[Plotting code records]
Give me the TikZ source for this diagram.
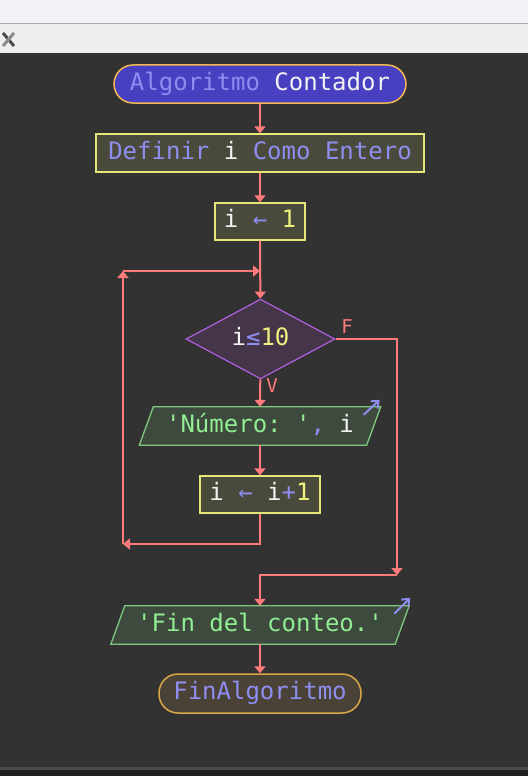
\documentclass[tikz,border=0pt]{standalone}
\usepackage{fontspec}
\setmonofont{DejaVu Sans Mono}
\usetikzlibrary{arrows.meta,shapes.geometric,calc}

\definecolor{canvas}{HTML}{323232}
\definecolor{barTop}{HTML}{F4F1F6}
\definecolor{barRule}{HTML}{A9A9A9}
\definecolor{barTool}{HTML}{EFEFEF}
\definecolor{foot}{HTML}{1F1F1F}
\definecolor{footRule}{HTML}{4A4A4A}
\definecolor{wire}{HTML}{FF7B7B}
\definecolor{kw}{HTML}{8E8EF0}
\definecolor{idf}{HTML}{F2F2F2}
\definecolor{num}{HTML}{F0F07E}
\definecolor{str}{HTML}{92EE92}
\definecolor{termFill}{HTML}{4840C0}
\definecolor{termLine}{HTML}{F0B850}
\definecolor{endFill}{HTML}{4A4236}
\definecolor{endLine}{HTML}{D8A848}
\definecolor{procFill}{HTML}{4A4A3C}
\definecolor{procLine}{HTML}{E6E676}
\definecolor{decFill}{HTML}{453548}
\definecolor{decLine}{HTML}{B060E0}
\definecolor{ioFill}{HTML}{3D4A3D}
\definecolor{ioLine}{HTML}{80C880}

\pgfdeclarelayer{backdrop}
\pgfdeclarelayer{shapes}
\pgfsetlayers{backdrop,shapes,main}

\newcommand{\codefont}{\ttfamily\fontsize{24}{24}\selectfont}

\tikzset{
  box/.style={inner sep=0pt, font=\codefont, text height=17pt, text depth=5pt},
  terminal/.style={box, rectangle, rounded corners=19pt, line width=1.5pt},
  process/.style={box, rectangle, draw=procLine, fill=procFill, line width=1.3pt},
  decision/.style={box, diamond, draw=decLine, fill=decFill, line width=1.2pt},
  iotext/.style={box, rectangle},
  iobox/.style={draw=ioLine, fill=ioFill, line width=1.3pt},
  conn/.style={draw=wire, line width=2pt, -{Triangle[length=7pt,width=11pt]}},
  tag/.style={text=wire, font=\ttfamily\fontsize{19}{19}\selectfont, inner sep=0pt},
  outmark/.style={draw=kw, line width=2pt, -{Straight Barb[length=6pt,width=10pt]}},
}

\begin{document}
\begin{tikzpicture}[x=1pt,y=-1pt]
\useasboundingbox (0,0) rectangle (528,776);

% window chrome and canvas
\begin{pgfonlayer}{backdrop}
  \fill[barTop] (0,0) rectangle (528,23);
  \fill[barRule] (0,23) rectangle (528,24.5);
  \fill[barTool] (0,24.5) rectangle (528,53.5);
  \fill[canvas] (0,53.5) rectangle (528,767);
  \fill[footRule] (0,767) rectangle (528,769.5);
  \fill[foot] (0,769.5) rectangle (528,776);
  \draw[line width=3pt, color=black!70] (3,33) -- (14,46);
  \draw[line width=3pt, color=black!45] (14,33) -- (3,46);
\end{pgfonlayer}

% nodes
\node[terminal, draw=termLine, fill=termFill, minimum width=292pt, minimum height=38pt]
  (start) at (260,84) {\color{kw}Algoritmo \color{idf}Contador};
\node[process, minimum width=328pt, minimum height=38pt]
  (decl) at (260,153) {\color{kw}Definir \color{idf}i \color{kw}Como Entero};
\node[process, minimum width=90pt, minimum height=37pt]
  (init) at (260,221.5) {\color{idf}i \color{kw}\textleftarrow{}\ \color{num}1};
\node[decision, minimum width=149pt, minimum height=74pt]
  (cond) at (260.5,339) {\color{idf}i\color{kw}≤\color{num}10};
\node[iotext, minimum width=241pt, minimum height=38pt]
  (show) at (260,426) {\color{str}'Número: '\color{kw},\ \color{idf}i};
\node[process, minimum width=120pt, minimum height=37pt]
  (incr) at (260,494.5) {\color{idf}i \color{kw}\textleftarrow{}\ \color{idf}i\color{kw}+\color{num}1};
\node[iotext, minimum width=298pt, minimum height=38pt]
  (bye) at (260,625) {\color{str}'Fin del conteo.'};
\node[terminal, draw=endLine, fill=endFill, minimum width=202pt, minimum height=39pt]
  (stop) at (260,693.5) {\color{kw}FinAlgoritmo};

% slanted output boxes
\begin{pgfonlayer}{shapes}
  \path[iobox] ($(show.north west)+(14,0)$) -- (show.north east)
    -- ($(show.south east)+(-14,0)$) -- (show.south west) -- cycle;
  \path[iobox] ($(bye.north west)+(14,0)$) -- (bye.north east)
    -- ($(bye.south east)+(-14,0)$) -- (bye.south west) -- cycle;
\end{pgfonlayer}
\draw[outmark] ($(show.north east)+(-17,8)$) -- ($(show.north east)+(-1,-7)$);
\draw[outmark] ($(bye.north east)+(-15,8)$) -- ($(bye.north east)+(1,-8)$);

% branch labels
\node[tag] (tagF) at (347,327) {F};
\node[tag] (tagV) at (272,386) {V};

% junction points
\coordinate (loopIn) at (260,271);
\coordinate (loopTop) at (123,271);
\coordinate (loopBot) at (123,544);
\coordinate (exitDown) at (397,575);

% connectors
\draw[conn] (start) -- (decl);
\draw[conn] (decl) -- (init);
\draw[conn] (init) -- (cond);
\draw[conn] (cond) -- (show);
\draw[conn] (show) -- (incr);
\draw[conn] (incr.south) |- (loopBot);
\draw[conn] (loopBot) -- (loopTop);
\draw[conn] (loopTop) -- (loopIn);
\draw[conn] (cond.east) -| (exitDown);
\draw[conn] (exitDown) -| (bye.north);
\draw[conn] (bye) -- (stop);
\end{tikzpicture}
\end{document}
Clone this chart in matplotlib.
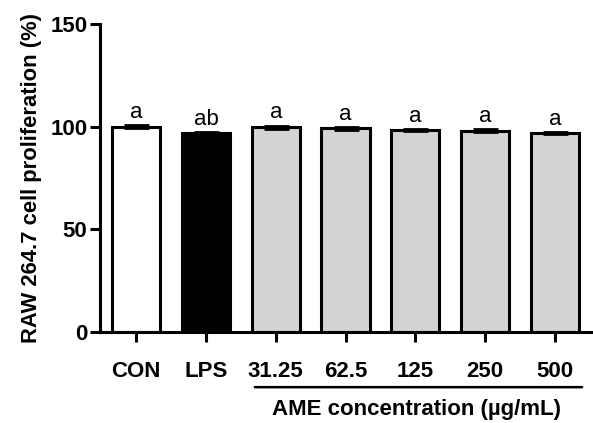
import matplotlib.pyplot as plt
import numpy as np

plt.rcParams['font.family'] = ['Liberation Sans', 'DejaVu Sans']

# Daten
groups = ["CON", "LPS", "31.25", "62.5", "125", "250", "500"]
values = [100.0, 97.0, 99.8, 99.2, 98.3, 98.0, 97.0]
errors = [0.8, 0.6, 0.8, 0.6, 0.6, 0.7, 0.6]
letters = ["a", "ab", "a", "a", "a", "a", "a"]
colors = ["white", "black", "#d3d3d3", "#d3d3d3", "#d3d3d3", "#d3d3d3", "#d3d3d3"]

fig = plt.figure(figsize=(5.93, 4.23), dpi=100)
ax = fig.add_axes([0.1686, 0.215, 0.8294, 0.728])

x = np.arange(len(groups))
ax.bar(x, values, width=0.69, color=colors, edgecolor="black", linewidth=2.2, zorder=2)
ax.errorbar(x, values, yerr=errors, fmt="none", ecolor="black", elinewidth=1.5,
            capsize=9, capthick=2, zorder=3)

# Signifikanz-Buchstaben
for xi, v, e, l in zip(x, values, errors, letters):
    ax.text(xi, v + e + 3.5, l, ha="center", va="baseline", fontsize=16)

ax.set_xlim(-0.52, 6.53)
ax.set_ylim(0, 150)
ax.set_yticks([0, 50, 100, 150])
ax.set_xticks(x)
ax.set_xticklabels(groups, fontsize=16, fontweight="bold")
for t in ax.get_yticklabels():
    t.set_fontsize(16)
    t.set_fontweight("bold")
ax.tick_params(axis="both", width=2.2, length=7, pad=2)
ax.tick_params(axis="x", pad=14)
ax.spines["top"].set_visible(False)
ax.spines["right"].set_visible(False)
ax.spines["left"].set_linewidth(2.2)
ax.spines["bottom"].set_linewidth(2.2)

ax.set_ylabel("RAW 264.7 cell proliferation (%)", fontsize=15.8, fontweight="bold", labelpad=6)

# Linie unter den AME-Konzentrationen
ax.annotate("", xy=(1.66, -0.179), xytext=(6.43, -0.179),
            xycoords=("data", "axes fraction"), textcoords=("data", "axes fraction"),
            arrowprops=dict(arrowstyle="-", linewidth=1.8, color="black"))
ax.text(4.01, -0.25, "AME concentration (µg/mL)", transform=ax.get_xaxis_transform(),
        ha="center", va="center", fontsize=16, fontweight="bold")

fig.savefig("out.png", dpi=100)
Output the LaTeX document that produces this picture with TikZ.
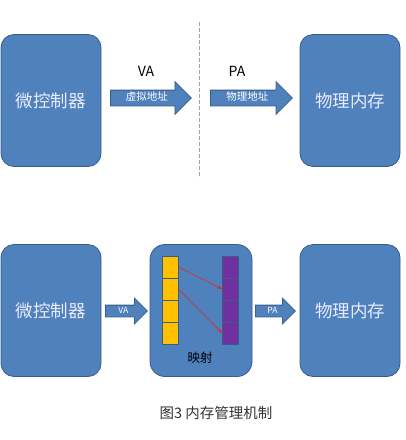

- Problem to work on: Nothing but the lines above, starting at the line that contains "Clone this chart in matplotlib." and ending at the line that contains "ax.text(xi, v +", should be given again, exactly and without the pictures.

- Worked answer:
Clone this chart in matplotlib.
import matplotlib.pyplot as plt
import numpy as np

plt.rcParams['font.family'] = ['Liberation Sans', 'DejaVu Sans']

# Daten
groups = ["CON", "LPS", "31.25", "62.5", "125", "250", "500"]
values = [100.0, 97.0, 99.8, 99.2, 98.3, 98.0, 97.0]
errors = [0.8, 0.6, 0.8, 0.6, 0.6, 0.7, 0.6]
letters = ["a", "ab", "a", "a", "a", "a", "a"]
colors = ["white", "black", "#d3d3d3", "#d3d3d3", "#d3d3d3", "#d3d3d3", "#d3d3d3"]

fig = plt.figure(figsize=(5.93, 4.23), dpi=100)
ax = fig.add_axes([0.1686, 0.215, 0.8294, 0.728])

x = np.arange(len(groups))
ax.bar(x, values, width=0.69, color=colors, edgecolor="black", linewidth=2.2, zorder=2)
ax.errorbar(x, values, yerr=errors, fmt="none", ecolor="black", elinewidth=1.5,
            capsize=9, capthick=2, zorder=3)

# Signifikanz-Buchstaben
for xi, v, e, l in zip(x, values, errors, letters):
    ax.text(xi, v + e + 3.5, l, ha="center", va="baseline", fontsize=16)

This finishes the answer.